Не преувеличиваем ли мы значение их знакомства? Почему такой лаконизм? Кто жил в те времена, такого вопроса не задал бы. Люди тогда привыкали не афишировать своих дружеских связей без необходимости. Ахматова тоже, конечно, этого избегала. Но когда подобные предосторожности стали излишними, в печати появились мемуары, дневниковые записи, свидетельствующие о не столь уж редких встречах Ахматовой и Ильзен.
Оригинальное творчество Елены Ильзен, та воистину бесценная поддержка, которую она оказывала многим опальным литераторам, ее огромная роль в распространении «самиздата» пока едва-едва известны. Но мне верится, что в истории русской словесности, где при всех подспудных ужасах XX века тайное в конце концов становится явным, Елена Ильзен-Грин со временем займет свое настоящее и очень значительное место. С конца 50-х, после возвращения из лагерей, ее дом, ее личность и личность ее мужа Жоржа (Георгия Львовича) Грина – американца, юношей приехавшего с семьей строить коммунизм в СССР и, как водится, «загремевшего» в лагеря, – становятся центром притяжения. Под их кровом происходят встречи людей творческих, не отрекшихся от внутренней свободы, от потребности выражать свои мысли в слове. В ее памятной для многих квартире в одном из знаменитых писательских домов возле метро «Аэропорт» Галич дает концерты «для узкого круга без стукачей», здесь находят приют и понимание правозащитники Александр Гинзбург, Вера Лашкова, Владимир Буковский, да, наконец, множество интеллигентных, теперь уже мало кому известных людей, бывших лагерников и диссидентов.
Именно там, в доме отважной и наперекор всему независимой Елены Ильзен, с конца 50-х создается традиция собираться 5 марта, в день смерти Сталина. Отмечать его как праздник освобождения от ненавистного гнета. «Мама раскладывала дольки черного хлеба – в память о лагерных пайках, – рассказывает ее дочь Наталья, – а также селедку и картошку, делала из бумаги маленькие „вышки“, из спичек фрагменты проволочных заграждений.
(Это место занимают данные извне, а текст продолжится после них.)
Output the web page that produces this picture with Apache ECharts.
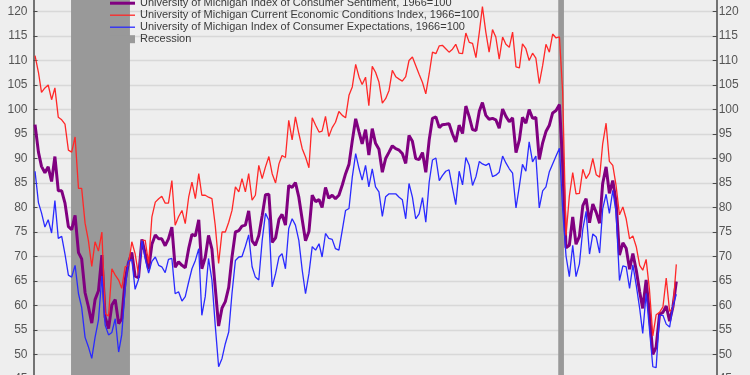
<!DOCTYPE html>
<html>
<head>
<meta charset="utf-8">
<script src="https://cdn.jsdelivr.net/npm/echarts@6/dist/echarts.min.js"></script>
<style>
html,body{margin:0;padding:0;background:#eeeeee;overflow:hidden;width:750px;height:375px;}
#chart{position:absolute;left:0;top:-13.5px;width:750px;height:392.3px;}
</style>
</head>
<body>
<div id="chart"></div>
<script>
// Monthly data, Jan 2007 .. Jan 2023
const startYear = 2007;
const sentiment = [
 96.9, 91.3, 88.4, 87.1, 88.3, 85.3, 90.4, 83.4, 83.4, 80.9, 76.1, 75.5,
 78.4, 70.8, 69.5, 62.6, 59.8, 56.4, 61.2, 63.0, 70.3, 57.6, 55.3, 60.1,
 61.2, 56.3, 57.3, 65.1, 68.7, 70.8, 66.0, 65.7, 73.5, 70.6, 67.4, 72.5,
 74.4, 73.6, 73.6, 72.2, 73.6, 76.0, 67.8, 68.9, 68.2, 67.7, 71.6, 74.5,
 74.2, 77.5, 67.5, 69.8, 74.3, 71.5, 63.7, 55.8, 59.5, 60.8, 63.7, 69.9,
 75.0, 75.3, 76.2, 76.4, 79.3, 73.2, 72.3, 74.3, 78.3, 82.6, 82.7, 72.9,
 73.8, 77.6, 78.6, 76.4, 84.5, 84.1, 85.1, 82.1, 77.5, 73.2, 75.1, 82.5,
 81.2, 81.6, 80.0, 84.1, 81.9, 82.5, 81.8, 82.5, 84.6, 86.9, 88.8, 93.6,
 98.1, 95.4, 93.0, 95.9, 90.7, 96.1, 93.1, 91.9, 87.2, 90.0, 91.3, 92.6,
 92.0, 91.7, 91.0, 89.0, 94.7, 93.5, 90.0, 89.8, 91.2, 87.2, 93.8, 98.2,
 98.5, 96.3, 96.9, 97.0, 97.1, 95.0, 93.4, 96.8, 95.1, 100.7, 98.5, 95.9,
 95.7, 99.7, 101.4, 98.8, 98.0, 98.2, 97.9, 96.2, 100.1, 98.6, 97.5, 98.3,
 91.2, 93.8, 98.4, 97.2, 100.0, 98.2, 98.4, 89.8, 93.2, 95.5, 96.8, 99.3,
 99.8, 101.0, 89.1, 71.8, 72.3, 78.1, 72.5, 74.1, 80.4, 81.8, 76.9, 80.7,
 79.0, 76.8, 84.9, 88.3, 82.9, 85.5, 81.2, 70.3, 72.8, 71.7, 67.4, 70.6,
 67.2, 62.8, 59.4, 65.2, 58.4, 50.0, 51.5, 58.2, 58.6, 59.9, 56.8, 59.7,
 64.9
];
const currentConditions = [
 111.0, 107.6, 103.5, 104.4, 105.0, 102.0, 104.4, 98.4, 97.9, 97.0, 91.7, 91.3,
 94.4, 83.9, 83.9, 76.8, 73.3, 68.0, 73.0, 71.1, 75.0, 58.4, 57.8, 67.5,
 66.2, 65.2, 63.5, 67.9, 68.2, 73.0, 70.6, 66.2, 73.3, 73.3, 68.6, 78.1,
 81.1, 81.8, 82.3, 80.9, 80.9, 85.5, 76.4, 78.1, 79.4, 76.7, 82.1, 85.2,
 81.8, 86.9, 82.5, 82.5, 82.1, 81.8, 76.4, 68.6, 75.0, 75.0, 77.0, 79.4,
 84.2, 83.2, 85.9, 83.2, 86.9, 81.5, 82.5, 88.6, 85.9, 88.3, 90.4, 86.9,
 85.0, 88.9, 90.6, 90.2, 97.8, 93.8, 98.5, 95.1, 92.0, 90.3, 88.1, 98.3,
 96.8, 95.4, 95.6, 98.6, 94.5, 96.3, 97.4, 99.6, 98.8, 98.3, 102.9, 104.6,
 109.2, 106.6, 105.1, 106.6, 100.8, 108.8, 107.6, 105.6, 101.3, 102.2, 103.9, 108.0,
 106.7, 106.2, 105.8, 106.7, 110.0, 110.7, 109.0, 107.2, 105.5, 103.2, 107.3, 111.7,
 111.4, 113.0, 113.1, 112.4, 111.7, 112.3, 113.3, 111.5, 111.4, 115.6, 113.7, 113.5,
 110.6, 115.8, 121.0, 115.8, 111.7, 116.3, 114.8, 110.3, 114.8, 113.3, 112.7, 115.8,
 108.7, 108.5, 113.4, 112.4, 110.0, 111.5, 110.5, 105.3, 109.0, 113.3, 111.7, 115.4,
 114.6, 114.8, 103.7, 74.3, 82.3, 87.1, 82.8, 82.9, 87.8, 85.9, 87.0, 90.0,
 86.7, 86.2, 93.0, 97.2, 89.4, 88.6, 84.5, 78.5, 80.1, 77.7, 73.6, 74.2,
 72.0, 68.2, 67.2, 69.4, 63.3, 53.8, 58.1, 58.6, 59.7, 65.6, 58.8, 59.4,
 68.4
];
const expectations = [
 87.4, 81.0, 78.9, 76.0, 77.5, 74.8, 81.4, 73.7, 74.1, 70.5, 66.2, 65.8,
 68.2, 62.4, 59.6, 53.5, 51.6, 49.2, 53.5, 57.0, 66.0, 56.0, 54.0, 54.5,
 57.3, 50.5, 54.0, 63.4, 69.0, 69.4, 63.3, 65.3, 73.3, 69.5, 66.6, 69.0,
 69.9, 68.2, 67.9, 66.7, 69.4, 69.6, 62.4, 62.8, 60.9, 61.8, 64.8, 67.5,
 69.2, 71.6, 58.0, 61.8, 69.6, 65.2, 56.0, 47.5, 49.2, 52.2, 54.6, 62.5,
 69.2, 69.9, 70.0, 72.1, 74.4, 67.9, 65.8, 65.2, 73.3, 78.8, 77.4, 63.8,
 66.5, 69.9, 70.6, 67.5, 75.7, 77.7, 76.4, 73.3, 67.2, 62.4, 66.5, 72.0,
 71.3, 72.6, 69.9, 74.7, 73.7, 73.5, 71.6, 71.3, 75.4, 79.4, 79.8, 86.2,
 91.0, 87.9, 85.6, 88.6, 84.2, 87.9, 84.2, 83.2, 78.2, 82.2, 82.8, 82.8,
 82.8, 82.1, 81.6, 77.7, 84.9, 82.1, 77.7, 78.7, 82.0, 77.0, 85.2, 89.7,
 90.1, 85.5, 86.5, 87.4, 87.7, 84.0, 80.6, 87.4, 84.6, 90.2, 88.6, 84.5,
 86.3, 89.4, 88.9, 88.6, 89.0, 86.3, 86.6, 87.2, 90.5, 89.1, 87.9, 87.0,
 79.9, 84.4, 88.8, 87.4, 93.4, 89.3, 90.5, 79.9, 83.4, 84.2, 87.3, 88.9,
 90.5, 92.1, 79.7, 70.1, 65.9, 72.3, 65.9, 68.5, 75.6, 79.2, 70.5, 74.6,
 74.0, 70.7, 79.7, 82.7, 78.8, 83.5, 79.0, 65.1, 68.1, 67.9, 63.5, 68.3,
 64.1, 59.4, 54.3, 62.5, 55.2, 47.5, 47.3, 58.0, 58.0, 56.2, 55.6, 59.9,
 62.3
];
const recessions = [
 ['2007-11-25', '2009-05-15'],
 ['2020-01-21', '2020-03-13']
];
const seriesNames = [
 'University of Michigan Index of Consumer Sentiment, 1966=100',
 'University of Michigan Current Economic Conditions Index, 1966=100',
 'University of Michigan Index of Consumer Expectations, 1966=100',
 'Recession'
];
const yTicks = {min: 45, max: 125, interval: 5};

function pad(n){return n < 10 ? '0' + n : '' + n;}
const dates = sentiment.map(function(_, k){
  const y = startYear + Math.floor(k / 12);
  const m = (k % 12) + 1;
  return y + '-' + pad(m) + '-01';
});
function pairs(vals){ return vals.map(function(v, k){ return [dates[k], v]; }); }

const font = 'Liberation Sans, Arial, sans-serif';
const axisColor = '#4a4a4a';

const chart = echarts.init(document.getElementById('chart'), null, {renderer: 'canvas'});
chart.setOption({
  backgroundColor: '#eeeeee',
  animation: false,
  textStyle: {fontFamily: font},
  grid: {left: 33.5, right: 33.3, top: 0, bottom: 0, containLabel: false, outerBoundsMode: 'none'},
  legend: {
    orient: 'vertical',
    left: 110,
    top: 10.2,
    padding: 0,
    itemGap: 0,
    itemWidth: 25,
    itemHeight: 8,
    selectedMode: false,
    textStyle: {fontSize: 11, color: '#3a3a3a', fontFamily: font, lineHeight: 12},
    data: [
      {name: seriesNames[0], icon: 'path://M0,0H25V3H0Z'},
      {name: seriesNames[1], icon: 'path://M0,0H25V1.3H0Z'},
      {name: seriesNames[2], icon: 'path://M0,0H25V1.3H0Z'},
      {name: seriesNames[3], icon: 'rect'}
    ]
  },
  xAxis: {
    type: 'time',
    min: '2006-12-18',
    max: '2024-01-04',
    axisLine: {show: false},
    axisTick: {show: false},
    axisLabel: {show: false},
    splitLine: {show: false}
  },
  yAxis: [
    {
      type: 'value', position: 'left',
      min: yTicks.min, max: yTicks.max, interval: yTicks.interval,
      axisLine: {show: true, lineStyle: {color: axisColor, width: 1.5}},
      axisTick: {show: true, inside: true, length: 4, lineStyle: {color: axisColor, width: 1}},
      axisLabel: {color: '#555555', fontSize: 12, fontFamily: font, margin: 6},
      splitLine: {show: true, lineStyle: {color: '#d8d8d8', width: 1.3}}
    },
    {
      type: 'value', position: 'right',
      min: yTicks.min, max: yTicks.max, interval: yTicks.interval,
      axisLine: {show: true, lineStyle: {color: axisColor, width: 1.5}},
      axisTick: {show: true, inside: true, length: 4, lineStyle: {color: axisColor, width: 1}},
      axisLabel: {color: '#555555', fontSize: 12, fontFamily: font, margin: 2},
      splitLine: {show: false}
    }
  ],
  series: [
    {
      name: seriesNames[3], type: 'line', data: [], symbol: 'none',
      itemStyle: {color: '#999999'}, lineStyle: {width: 0},
      markArea: {
        silent: true,
        itemStyle: {color: '#999999', opacity: 1},
        data: recessions.map(function(r){ return [{xAxis: r[0]}, {xAxis: r[1]}]; })
      }
    },
    {
      name: seriesNames[0], type: 'line', data: pairs(sentiment), symbol: 'none',
      itemStyle: {color: '#800080'}, lineStyle: {color: '#800080', width: 3}
    },
    {
      name: seriesNames[1], type: 'line', data: pairs(currentConditions), symbol: 'none',
      itemStyle: {color: '#ff2828'}, lineStyle: {color: '#ff2828', width: 1.3}
    },
    {
      name: seriesNames[2], type: 'line', data: pairs(expectations), symbol: 'none',
      itemStyle: {color: '#2a2aff'}, lineStyle: {color: '#2a2aff', width: 1.3}
    }
  ]
});
</script>
</body>
</html>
И первый тост был – за освобождение, за то, что тирана уже „земля не носит“. Помню имена Жореса и Роя Медведевых, журналистки, писательницы, психоаналитика Ангелины Рор, приехавшей в СССР созидать социализм и попавшей в лагеря (книга ее воспоминаний опубликована в 2006 году в издательстве „Звенья“), помню Льва Копелева, Константина Богатырева, литературоведа Леонида Пинского, любимого маминого друга, и многих, многих других…»
А начиналось это гораздо раньше, когда бесстрашная Алена еще в воркутинском лагере записывала не только свои, но и чужие стихи – опальных, расстрелянных, безвестных, эмигрировавших поэтов. Надеялась уберечь их для будущего… Эти желтые, ветхие рукописные тетрадки до сих пор хранятся в архиве ее дочери. Она отбывала срок в лагере и осталась жива лишь потому, что за плечами было два курса медицинского института, – это позволило ей получить работу в медсанчасти.
Потом, освободившись, Елена работала то официанткой, то в библиотеке, короче, где придется. Нужны были деньги, чтобы растить дочь Наташу, которую она, как только вырвалась из когтей ГУЛАГа, тут же взяла к себе. Но литературным трудом занималась всегда: без устали переписывала тексты, сама сочиняла, преподавала, переводила. Еще раньше, в конце 30-х, она попала в круг так называемых «максовых детей» – в доме Максимилиана Волошина в Коктебеле собирались дети его друзей, ее мать Елена Моллесон была из их числа. Интеллигенция, гонимая уже тогда, находила у Волошиных отдых и отраду. Связь с этим домом юная Алена сохранила и после смерти Максимилиана Александровича.